## Task details:
Make an exact copy of the data below, leaving out every picture.

++++++

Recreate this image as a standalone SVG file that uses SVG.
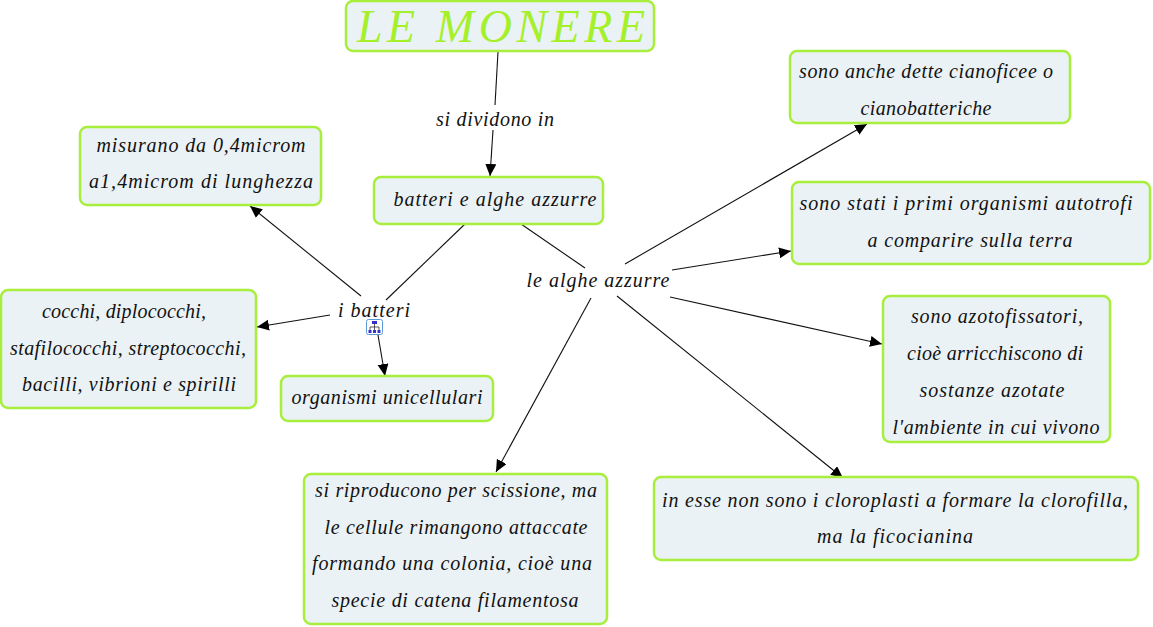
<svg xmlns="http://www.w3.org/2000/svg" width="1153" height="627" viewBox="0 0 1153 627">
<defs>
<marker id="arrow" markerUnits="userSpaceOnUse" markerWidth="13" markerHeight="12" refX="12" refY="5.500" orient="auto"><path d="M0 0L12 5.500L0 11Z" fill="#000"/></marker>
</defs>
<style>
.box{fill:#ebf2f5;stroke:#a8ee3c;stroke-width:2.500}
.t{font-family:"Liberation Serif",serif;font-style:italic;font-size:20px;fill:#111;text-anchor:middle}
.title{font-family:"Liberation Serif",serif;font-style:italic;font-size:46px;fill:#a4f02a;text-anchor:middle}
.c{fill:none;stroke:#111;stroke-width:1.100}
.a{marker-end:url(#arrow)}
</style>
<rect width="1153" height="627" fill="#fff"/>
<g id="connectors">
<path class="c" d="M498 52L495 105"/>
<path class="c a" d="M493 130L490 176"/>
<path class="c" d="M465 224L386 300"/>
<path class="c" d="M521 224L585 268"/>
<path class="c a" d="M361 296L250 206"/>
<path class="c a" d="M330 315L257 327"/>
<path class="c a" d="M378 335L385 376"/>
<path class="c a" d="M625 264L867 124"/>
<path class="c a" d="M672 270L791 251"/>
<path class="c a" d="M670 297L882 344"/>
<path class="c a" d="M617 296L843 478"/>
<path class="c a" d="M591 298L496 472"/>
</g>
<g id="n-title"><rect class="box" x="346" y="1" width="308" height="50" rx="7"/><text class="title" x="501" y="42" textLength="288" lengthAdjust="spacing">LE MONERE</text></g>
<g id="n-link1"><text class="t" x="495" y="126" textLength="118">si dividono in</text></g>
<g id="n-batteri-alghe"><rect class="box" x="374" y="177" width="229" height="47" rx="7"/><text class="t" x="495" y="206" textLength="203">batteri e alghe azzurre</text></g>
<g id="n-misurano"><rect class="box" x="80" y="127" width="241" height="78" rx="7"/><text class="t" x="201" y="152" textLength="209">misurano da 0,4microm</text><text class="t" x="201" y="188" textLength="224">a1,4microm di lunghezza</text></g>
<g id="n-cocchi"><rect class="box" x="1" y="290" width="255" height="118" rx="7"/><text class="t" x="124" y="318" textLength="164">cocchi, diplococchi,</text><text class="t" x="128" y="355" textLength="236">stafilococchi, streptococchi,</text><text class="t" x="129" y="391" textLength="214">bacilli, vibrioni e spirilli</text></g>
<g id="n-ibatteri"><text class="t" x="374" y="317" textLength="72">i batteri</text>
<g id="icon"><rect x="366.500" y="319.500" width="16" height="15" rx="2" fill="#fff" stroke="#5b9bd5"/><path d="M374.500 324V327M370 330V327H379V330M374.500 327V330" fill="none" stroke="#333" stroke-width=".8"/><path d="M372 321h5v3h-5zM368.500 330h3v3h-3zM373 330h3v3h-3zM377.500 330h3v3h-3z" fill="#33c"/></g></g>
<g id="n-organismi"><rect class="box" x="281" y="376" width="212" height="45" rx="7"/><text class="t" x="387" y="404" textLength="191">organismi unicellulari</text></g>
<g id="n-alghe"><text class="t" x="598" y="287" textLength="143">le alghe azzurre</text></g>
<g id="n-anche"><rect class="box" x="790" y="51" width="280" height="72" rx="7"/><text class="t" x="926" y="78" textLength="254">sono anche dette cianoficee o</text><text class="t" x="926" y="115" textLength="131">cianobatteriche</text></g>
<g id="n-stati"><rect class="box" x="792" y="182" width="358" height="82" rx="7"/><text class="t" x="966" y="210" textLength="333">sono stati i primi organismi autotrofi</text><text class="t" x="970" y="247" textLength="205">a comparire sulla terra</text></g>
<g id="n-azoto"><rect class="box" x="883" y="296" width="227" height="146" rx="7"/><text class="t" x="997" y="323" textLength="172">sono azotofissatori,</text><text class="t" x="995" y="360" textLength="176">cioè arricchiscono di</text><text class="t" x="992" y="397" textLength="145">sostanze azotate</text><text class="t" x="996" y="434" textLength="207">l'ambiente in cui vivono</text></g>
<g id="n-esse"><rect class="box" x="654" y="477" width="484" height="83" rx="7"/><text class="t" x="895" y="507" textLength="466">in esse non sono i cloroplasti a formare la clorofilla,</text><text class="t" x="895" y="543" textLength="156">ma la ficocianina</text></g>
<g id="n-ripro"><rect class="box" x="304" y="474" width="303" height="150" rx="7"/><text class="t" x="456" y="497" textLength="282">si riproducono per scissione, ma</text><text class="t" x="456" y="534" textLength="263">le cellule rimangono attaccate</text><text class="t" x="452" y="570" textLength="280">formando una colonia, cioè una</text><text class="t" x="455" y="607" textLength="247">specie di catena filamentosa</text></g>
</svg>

++++++

## Correct response:
Recreate this image as a standalone SVG file that uses SVG.
<svg xmlns="http://www.w3.org/2000/svg" width="1153" height="627" viewBox="0 0 1153 627">
<defs>
<marker id="arrow" markerUnits="userSpaceOnUse" markerWidth="13" markerHeight="12" refX="12" refY="5.500" orient="auto"><path d="M0 0L12 5.500L0 11Z" fill="#000"/></marker>
</defs>
<style>
.box{fill:#ebf2f5;stroke:#a8ee3c;stroke-width:2.500}
.t{font-family:"Liberation Serif",serif;font-style:italic;font-size:20px;fill:#111;text-anchor:middle}
.title{font-family:"Liberation Serif",serif;font-style:italic;font-size:46px;fill:#a4f02a;text-anchor:middle}
.c{fill:none;stroke:#111;stroke-width:1.100}
.a{marker-end:url(#arrow)}
</style>
<rect width="1153" height="627" fill="#fff"/>
<g id="connectors">
<path class="c" d="M498 52L495 105"/>
<path class="c a" d="M493 130L490 176"/>
<path class="c" d="M465 224L386 300"/>
<path class="c" d="M521 224L585 268"/>
<path class="c a" d="M361 296L250 206"/>
<path class="c a" d="M330 315L257 327"/>
<path class="c a" d="M378 335L385 376"/>
<path class="c a" d="M625 264L867 124"/>
<path class="c a" d="M672 270L791 251"/>
<path class="c a" d="M670 297L882 344"/>
<path class="c a" d="M617 296L843 478"/>
<path class="c a" d="M591 298L496 472"/>
</g>
<g id="n-title"><rect class="box" x="346" y="1" width="308" height="50" rx="7"/><text class="title" x="501" y="42" textLength="288" lengthAdjust="spacing">LE MONERE</text></g>
<g id="n-link1"><text class="t" x="495" y="126" textLength="118">si dividono in</text></g>
<g id="n-batteri-alghe"><rect class="box" x="374" y="177" width="229" height="47" rx="7"/><text class="t" x="495" y="206" textLength="203">batteri e alghe azzurre</text></g>
<g id="n-misurano"><rect class="box" x="80" y="127" width="241" height="78" rx="7"/><text class="t" x="201" y="152" textLength="209">misurano da 0,4microm</text><text class="t" x="201" y="188" textLength="224">a1,4microm di lunghezza</text></g>
<g id="n-cocchi"><rect class="box" x="1" y="290" width="255" height="118" rx="7"/><text class="t" x="124" y="318" textLength="164">cocchi, diplococchi,</text><text class="t" x="128" y="355" textLength="236">stafilococchi, streptococchi,</text><text class="t" x="129" y="391" textLength="214">bacilli, vibrioni e spirilli</text></g>
<g id="n-ibatteri"><text class="t" x="374" y="317" textLength="72">i batteri</text>
<g id="icon"><rect x="366.500" y="319.500" width="16" height="15" rx="2" fill="#fff" stroke="#5b9bd5"/><path d="M374.500 324V327M370 330V327H379V330M374.500 327V330" fill="none" stroke="#333" stroke-width=".8"/><path d="M372 321h5v3h-5zM368.500 330h3v3h-3zM373 330h3v3h-3zM377.500 330h3v3h-3z" fill="#33c"/></g></g>
<g id="n-organismi"><rect class="box" x="281" y="376" width="212" height="45" rx="7"/><text class="t" x="387" y="404" textLength="191">organismi unicellulari</text></g>
<g id="n-alghe"><text class="t" x="598" y="287" textLength="143">le alghe azzurre</text></g>
<g id="n-anche"><rect class="box" x="790" y="51" width="280" height="72" rx="7"/><text class="t" x="926" y="78" textLength="254">sono anche dette cianoficee o</text><text class="t" x="926" y="115" textLength="131">cianobatteriche</text></g>
<g id="n-stati"><rect class="box" x="792" y="182" width="358" height="82" rx="7"/><text class="t" x="966" y="210" textLength="333">sono stati i primi organismi autotrofi</text><text class="t" x="970" y="247" textLength="205">a comparire sulla terra</text></g>
<g id="n-azoto"><rect class="box" x="883" y="296" width="227" height="146" rx="7"/><text class="t" x="997" y="323" textLength="172">sono azotofissatori,</text><text class="t" x="995" y="360" textLength="176">cioè arricchiscono di</text><text class="t" x="992" y="397" textLength="145">sostanze azotate</text><text class="t" x="996" y="434" textLength="207">l'ambiente in cui vivono</text></g>
<g id="n-esse"><rect class="box" x="654" y="477" width="484" height="83" rx="7"/><text class="t" x="895" y="507" textLength="466">in esse non sono i cloroplasti a formare la clorofilla,</text><text class="t" x="895" y="543" textLength="156">ma la ficocianina</text></g>
<g id="n-ripro"><rect class="box" x="304" y="474" width="303" height="150" rx="7"/><text class="t" x="456" y="497" textLength="282">si riproducono per scissione, ma</text><text class="t" x="456" y="534" textLength="263">le cellule rimangono attaccate</text><text class="t" x="452" y="570" textLength="280">formando una colonia, cioè una</text><text class="t" x="455" y="607" textLength="247">specie di catena filamentosa</text></g>
</svg>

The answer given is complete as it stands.